In Time Warner’s recent earnings call Bewkes spoke about moving his company away from deals that make its content available to cord cutters and non-subscribers quickly. He made it clear that he is a strong supporter of on-demand options for paying customers, but believes in protecting the traditional cable bundle.
“We’re evaluating whether to retain our rights for a longer period of time and forego or delay certain content licensing,” the CEO said. “This would effectively push the SVOD window for content on our networks to a multiyear period more consistent with traditional syndication.”
Of course, this is about far more than keeping first-run episodes of Rizzoli & Isles off streaming services for a while.
Lest we forget, Turner Sports has committed somewhere between $10 billion and $11 billion to the NBA for TV rights through 2025. It has also committed $400 to $500 million a year for co-ownership of the rights to the NCAA Men’s Basketball Tournament through 2022 and $350 million a year for a piece of Major League Baseball rights through 2021.
Unlike Disney, Fox, and Comcast-owned NBCU, however, Turner does not own a dedicated sports network in the cable bundle*. Instead, Turner’s strategy has been to show all of its major sports properties on TNT and TBS. That increases the perceived value of those networks, thus inflating the carriage fees that customers pay for them. Yes, Turner could cover nearly all of its sports rights deals through advertising revenue, but if carriage fees cover the deals, the ad money becomes pure profit, and that keeps the shareholders happy.
Thus, any move that would help accelerate cord cutting would cut into Time Warner’s ability to profit from Turner’s sports rights deals. Turner is already starting to lose ground; according to Nielsen, TNT lost 6 million pay TV subscribers from October 2013 to October 2015, and TBS lost roughly 5.89 million in that same time span. That said, both channels are still in more than 93 million homes and look likely to collect well more than $2.5 billion combined in carriage fees over the next fiscal year. The amount of milk left in this cash cow doesn’t justify making burgers for Time Warner just yet.
Of course, Time Warner is dipping its toes in online video. HBO Now reportedly had close to 2 million subscribers as of last July, and TNT and TBS are part of the $20 Sling TV bundle. (For cord-cutting basketball junkies, Sling TV is actually a pretty decent bargain.) Jumping onto Hulu’s bandwagon now, however, appears to be one move too many for Time Warner.

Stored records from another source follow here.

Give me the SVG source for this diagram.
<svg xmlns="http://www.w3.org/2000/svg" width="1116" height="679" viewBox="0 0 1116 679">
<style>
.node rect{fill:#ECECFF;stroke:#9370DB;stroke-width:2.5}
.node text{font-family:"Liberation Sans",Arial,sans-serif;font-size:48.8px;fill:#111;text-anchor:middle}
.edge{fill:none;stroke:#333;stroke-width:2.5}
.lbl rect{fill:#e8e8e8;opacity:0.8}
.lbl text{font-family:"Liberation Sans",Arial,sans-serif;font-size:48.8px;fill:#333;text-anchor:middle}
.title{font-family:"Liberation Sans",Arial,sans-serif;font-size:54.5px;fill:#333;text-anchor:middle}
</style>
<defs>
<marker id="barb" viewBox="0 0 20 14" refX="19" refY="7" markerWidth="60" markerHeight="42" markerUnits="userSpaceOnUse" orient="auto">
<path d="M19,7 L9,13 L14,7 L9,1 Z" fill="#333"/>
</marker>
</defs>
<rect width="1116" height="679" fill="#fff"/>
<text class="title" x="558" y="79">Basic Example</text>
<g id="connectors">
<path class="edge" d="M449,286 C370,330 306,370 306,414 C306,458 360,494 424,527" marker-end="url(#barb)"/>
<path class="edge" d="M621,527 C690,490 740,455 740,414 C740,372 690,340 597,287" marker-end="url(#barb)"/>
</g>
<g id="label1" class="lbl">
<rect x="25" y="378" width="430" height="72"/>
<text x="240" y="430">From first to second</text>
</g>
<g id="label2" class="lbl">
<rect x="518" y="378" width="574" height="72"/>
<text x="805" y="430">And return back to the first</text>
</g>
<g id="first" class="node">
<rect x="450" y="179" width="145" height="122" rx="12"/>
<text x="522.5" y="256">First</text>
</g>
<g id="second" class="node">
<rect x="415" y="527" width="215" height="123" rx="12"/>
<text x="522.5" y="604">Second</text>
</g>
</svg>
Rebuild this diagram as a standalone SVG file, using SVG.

Could that change in the future? That depends on what Hulu’s endgame is.
It’s possible that Hulu’s big-owners are positioning the service to be the future replacement for cable TV. This would allow them to eliminate pay TV carriers as middlemen and sell their programming directly to customers. Hulu is already selling Showtime as an add-on package within Hulu, and future add-ons seem likely.
One of those add-ons could be a sports pass. Disney, Fox, and NBCU all own sports networks that have streaming apps on multiple platforms. Those apps currently require a pay TV login for access. Imagine Hulu offering an add-on that provided such a login for those sports apps. This model would be similar to the Sky TV model in the UK, which offers a basic bundle for £20 a month and lets you add sports channels for another £25.
Which brings us back to Time Warner’s dilemma — they don’t have a dedicated sports channel and don’t seem eager to create one. The only way Time Warner would have a dedicated sports channel is by being bought out by Fox, which Bewkes rejected last year, or merging with CBS, which already shares both the NCAA Tournament rights and the CW network with Time Warner. That much-discussed merger, however, won’t happen so long as CBS Inc. chairman Sumner Redstone is drawing breath.
So we’ll have to wait a while to see if Hulu truly is destined to be the online service that replaces traditional cable TV and keeps the money flowing into big media. Steve Jobs said it best when he said, “If you don’t cannibalize yourself, someone else will.” In this case, Netflix appears to be that someone else. However, Netflix has shown no interest in live streaming, and its content delivery network is optimized for on-demand video. Perhaps access to sports will be the key to Hulu’s owners toppling Netflix — but not until traditional pay TV sheds a lot more customers than it already has.
(* – Turner does operate NBA TV, but that network is owned by the NBA.)